With assaultive cutting and compelling interviews, the film parallels the biographies of the two men, uncovering an almost Oedipal dynamic. Grams’s father joined the SS during World War II; Herrhausen was a charismatic leader in the Hitler youth. Grams rebelled against his father’s authoritarianism by becoming a radical — and what more suitable target for his wrath than Herrhausen, whose bank embodied capitalist exploitation and whose past reflected the fascism of his father? Yet before his death Herrhausen had a change of heart and was trying to get his bank to void Third World debts. And before his death, Grams was trying to start a normal, middle-class family life.

That family unit is the origin and destiny of the revolutionary violence in Die bleierne Zeit/Marianne & Juliane (1981; April 15 at 9:30 p.m.), perhaps the underrated Margarethe von Trotta’s finest film. Juliane (Jutta Lampe) writes for a woman’s magazine, campaigns for abortion rights, and lives with a placid architect; Marianne (Barbara Sukowa) robs banks and blows up people. Marianne (the character is based on Gudrun Ensslin, girlfriend of Andreas Baader of the notorious RAF Baader-Meinhof gang) is caught and jailed, and the two sisters’ lacerating efforts to reconcile in the stark prison visiting area are intercut with flashbacks to their childhood and their forbidding minister father, their sibling rivalry, their youthful rebellion and idealism. More plaintive than the past is the future as Jan, Marianne’s young son, bears the consequences of his elders’ illusions and folly.
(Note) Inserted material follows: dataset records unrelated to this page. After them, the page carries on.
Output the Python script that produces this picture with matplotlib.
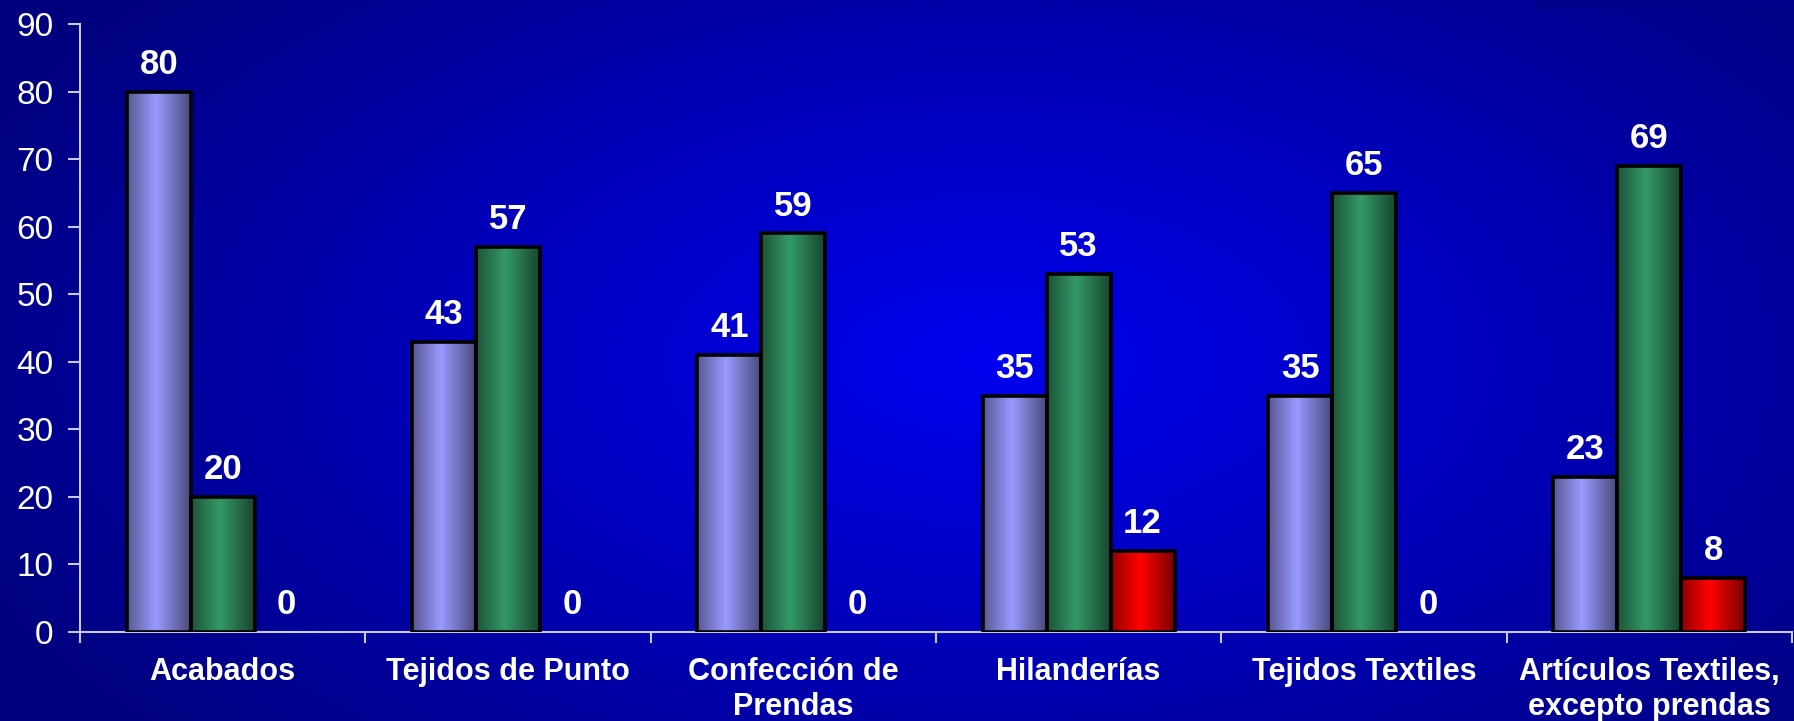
import numpy as np
import matplotlib.pyplot as plt
from matplotlib.colors import LinearSegmentedColormap

categorias = ["Acabados", "Tejidos de Punto", "Confección de\nPrendas",
              "Hilanderías", "Tejidos Textiles", "Artículos Textiles,\nexcepto prendas"]
serie_1 = [80, 43, 41, 35, 35, 23]
serie_2 = [20, 57, 59, 53, 65, 69]
serie_3 = [0, 0, 0, 12, 0, 8]
y_ticks = [0, 10, 20, 30, 40, 50, 60, 70, 80, 90]

# colores de barra: borde oscuro, centro claro
colores = [
    ("#4a4a7c", "#9999ff"),
    ("#18452f", "#339966"),
    ("#7a0000", "#ff0000"),
]

plt.rcParams['font.family'] = ['Liberation Sans', 'DejaVu Sans']

fig = plt.figure(figsize=(17.94, 7.21), dpi=100)

# fondo con degradado radial
bg = fig.add_axes([0, 0, 1, 1])
yy, xx = np.mgrid[0:1:300j, 0:1:700j]
r = np.sqrt(((xx - 0.55) / 0.62) ** 2 + ((yy - 0.5) / 0.8) ** 2)
r = np.clip(r, 0, 1)
bg_cmap = LinearSegmentedColormap.from_list("bg", ["#0000ee", "#0000b8", "#00007e"])
bg.imshow(r, cmap=bg_cmap, extent=[0, 1, 0, 1], aspect="auto", origin="lower")
bg.add_patch(plt.Rectangle((1535 / 1794, 1 - 9 / 721), 1, 9 / 721, color="#000088", lw=0))
bg.set_xlim(0, 1)
bg.set_ylim(0, 1)
bg.axis("off")

ax = fig.add_axes([80 / 1794, (721 - 632) / 721, (1792 - 80) / 1794, (632 - 24) / 721])
ax.patch.set_alpha(0)

x = np.arange(len(categorias))
w = 0.224
series = [serie_1, serie_2, serie_3]
grad = np.abs(np.linspace(-1, 1, 64) + 0.1)
grad = (grad / grad.max()).reshape(1, -1)

for i, vals in enumerate(series):
    bars = ax.bar(x + (i - 1) * w, vals, w, facecolor="none", edgecolor="black",
                  linewidth=2.6, zorder=3)
    cmap = LinearSegmentedColormap.from_list("c%d" % i, [colores[i][1], colores[i][0]])
    for b, v in zip(bars, vals):
        if v > 0:
            ax.imshow(grad, cmap=cmap, aspect="auto", zorder=2,
                      extent=[b.get_x(), b.get_x() + b.get_width(), 0, b.get_height()])
        else:
            b.set_visible(False)
        ax.text(b.get_x() + b.get_width() / 2, v + 2.6, str(v), ha="center", va="baseline",
                color="white", fontsize=25, fontweight="bold", zorder=4)

ax.set_xlim(-0.5, len(categorias) - 0.5)
ax.set_ylim(0, 90)
ax.set_yticks(y_ticks)
ax.set_xticks(np.arange(len(categorias) + 1) - 0.5)
ax.set_xticklabels([])
ax.set_xticks(x, minor=True)
ax.set_xticklabels(categorias, minor=True, fontsize=22, fontweight="bold", color="white",
                   linespacing=1.2)
ax.tick_params(axis="x", which="minor", length=0, pad=18)
ax.tick_params(axis="x", which="major", length=8, width=1.5, color="#c8c8e0")
ax.tick_params(axis="y", length=9, width=1.5, color="#c8c8e0", labelsize=24,
               labelcolor="white", pad=10)
for s in ["top", "right"]:
    ax.spines[s].set_visible(False)
for s in ["left", "bottom"]:
    ax.spines[s].set_color("#c8c8e0")
    ax.spines[s].set_linewidth(1.5)

fig.savefig("out.png", dpi=100)
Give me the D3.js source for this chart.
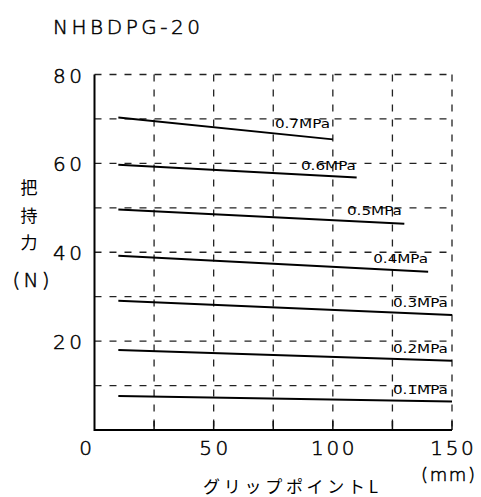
<!DOCTYPE html>
<html><head><meta charset="utf-8">
<script src="https://cdn.jsdelivr.net/npm/d3@7"></script>
<style>body{margin:0;background:#fff}svg{display:block}text{font-family:"DejaVu Sans",sans-serif;fill:#000}
.thin{font-weight:200;stroke:#000;stroke-width:0.5}
.cjk{font-family:"Noto Sans CJK JP",sans-serif;font-weight:400}</style>
</head><body>
<script>
const seriesLabels = ["0.7MPa","0.6MPa","0.5MPa","0.4MPa","0.3MPa","0.2MPa","0.1MPa"];
const xStart = [10,10,10,10,10,10,10];
const xEnd = [100,110,130,140,150,150,150];
const yStart = [70.3,59.7,49.6,39.2,29.1,18.0,7.65];
const yEnd = [65.4,56.8,46.4,35.6,25.9,15.6,6.4];
const labelY = [68.0,58.5,48.4,37.6,27.7,17.4,8.1];
const labelX = [98.8,109.7,129,140,148.3,148.3,148.3];
const xTicks = [0,50,100,150];
const yTicks = [20,40,60,80];
const xGrid = [25,50,75,100,125,150];
const yGrid = [10,20,30,40,50,60,70,80];

const W=481,H=497;
const svg=d3.select("body").append("svg").attr("width",W).attr("height",H);
const x=d3.scaleLinear().domain([0,150]).range([94.5,452]);
const y=d3.scaleLinear().domain([0,80]).range([430,74.5]);

// grid
svg.append("g").selectAll("line").data(xGrid).join("line")
  .attr("x1",d=>x(d)).attr("x2",d=>x(d)).attr("y1",y(80)).attr("y2",y(0))
  .attr("stroke","#222").attr("stroke-width",1.3).attr("stroke-dasharray","7,8");
svg.append("g").selectAll("line").data(yGrid).join("line")
  .attr("x1",x(0)).attr("x2",x(150)).attr("y1",d=>y(d)).attr("y2",d=>y(d))
  .attr("stroke","#222").attr("stroke-width",1.3).attr("stroke-dasharray","7,8");

// bottom ticks
svg.append("g").selectAll("line").data(xGrid).join("line")
  .attr("x1",d=>x(d)).attr("x2",d=>x(d)).attr("y1",y(0)).attr("y2",y(0)-9)
  .attr("stroke","#111").attr("stroke-width",1.5);

// axes
svg.append("path").attr("d",`M${x(0)},${y(80)}V${y(0)}H${x(150)}`)
  .attr("fill","none").attr("stroke","#000").attr("stroke-width",2);

// tick labels
svg.append("g").selectAll("text").data(xTicks).join("text").attr("class","thin")
  .attr("x",d=>x(d)+(d===0?-9:0)).attr("y",455).attr("text-anchor","middle")
  .attr("font-size",20).attr("textLength",d=>String(d).length*14.5).attr("lengthAdjust","spacing")
  .text(d=>d);
svg.append("g").selectAll("text").data(yTicks).join("text").attr("class","thin")
  .attr("x",82).attr("y",d=>y(d)+8).attr("text-anchor","end")
  .attr("font-size",20).attr("textLength",29).attr("lengthAdjust","spacing")
  .text(d=>d);

// lines
const data=seriesLabels.map((l,i)=>({l,x1:xStart[i],x2:xEnd[i],y1:yStart[i],y2:yEnd[i],lx:labelX[i],ly:labelY[i]}));
svg.append("g").selectAll("line").data(data).join("line")
  .attr("x1",d=>x(d.x1)).attr("x2",d=>x(d.x2)).attr("y1",d=>y(d.y1)).attr("y2",d=>y(d.y2))
  .attr("stroke","#000").attr("stroke-width",2);
svg.append("g").selectAll("text").data(data).join("text")
  .attr("x",d=>x(d.lx)).attr("y",d=>y(d.ly)).attr("text-anchor","end")
  .attr("font-size",13).attr("textLength",55).attr("lengthAdjust","spacingAndGlyphs")
  .text(d=>d.l);

// title
svg.append("text").attr("class","thin").attr("x",53).attr("y",34).attr("font-size",20)
  .attr("textLength",147).attr("lengthAdjust","spacing").text("NHBDPG-20");

// y title
const yl=["把","持","力"];
svg.append("g").selectAll("text").data(yl).join("text").attr("class","cjk")
  .attr("x",29).attr("y",(d,i)=>194+i*27.5).attr("text-anchor","middle")
  .attr("font-size",17).text(d=>d);
svg.append("text").attr("class","thin").attr("x",31).attr("y",287).attr("text-anchor","middle")
  .attr("font-size",20).attr("textLength",37).attr("lengthAdjust","spacing").text("(N)");

// x title
svg.append("text").attr("class","cjk").attr("x",203).attr("y",493)
  .attr("font-size",17).attr("textLength",175).attr("lengthAdjust","spacing").text("グリップポイントL");
svg.append("text").attr("class","thin").attr("x",421).attr("y",481).attr("font-size",18)
  .attr("textLength",54).attr("lengthAdjust","spacing").text("(mm)");
</script>
</body></html>
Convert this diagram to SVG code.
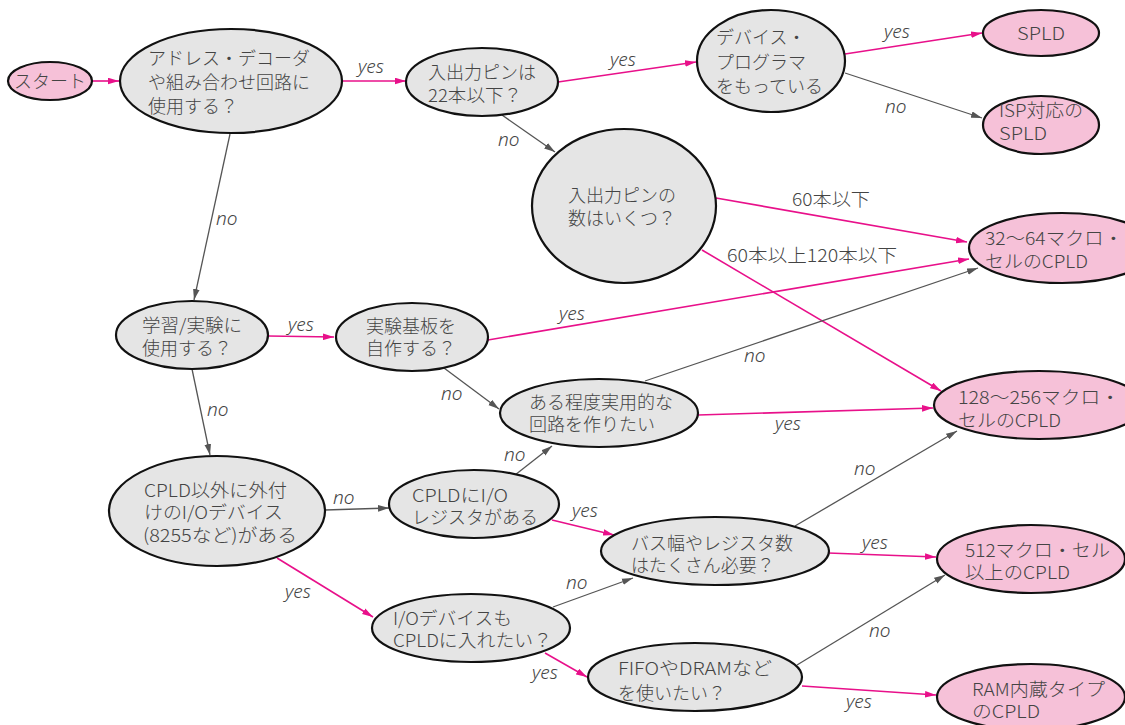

Jan is not unlike Jeanne (Julia Hummer) in Christian Petzold’s touching Die innere Sicherheit/The State I Am In (2000; April 13 at 7 p.m.). Her parents are revolutionaries, wanted by the police and on the run, but she craves CDs, clothes, and boyfriends. Not that her parents wouldn’t love her to have all that, but hanging around the mall and dating would alert the authorities. Jeanne does fall in love, of course — so does she conform to her parents’ rebellion or rebel and accept conformity? Reminiscent of Sidney Lumet’s Running on Empty, Die innere Sicherheit is more convincing and melancholy.

In Philip Gröning’s pseudo-Godardian Die Terroristen!/The Terrorists! (1992; April 14 at 7 p.m.), three slackers in Hamburg decide to assassinate a politician with an exploding toy car (maybe they got the idea after seeing Clint Eastwood’s The Dead Pool). Why? " Cynical violence has no reason. But is perfectly justified. Just like fun. " So claims one of their slogans. Some might find that hard to accept after September 11, especially since al-Qaeda were getting started in the same city and at the same time that the film was shot.

Then there’s the poster boy of European angst, Bruno Ganz. He plays a professor who gets caught in the crossfire during a violent demonstration in Reinhard Hauff’s Messer im Kopf/Knife in the Head (1978; April 11 at 9:30 p.m., with the director present). A bullet lodges in his brain, turning him into a basket case. As he struggles to regain control of his body and mind, the right and left (the latter led by his wife’s lover!) battle over him as a symbol of their cause (sounds like a cross between Citizen Ruth and Regarding Henry). Although the film is at times over-metaphorical, Ganz’s performance roots it in a pain that is primal and familiar, a reminder that revolutionary violence begins at home.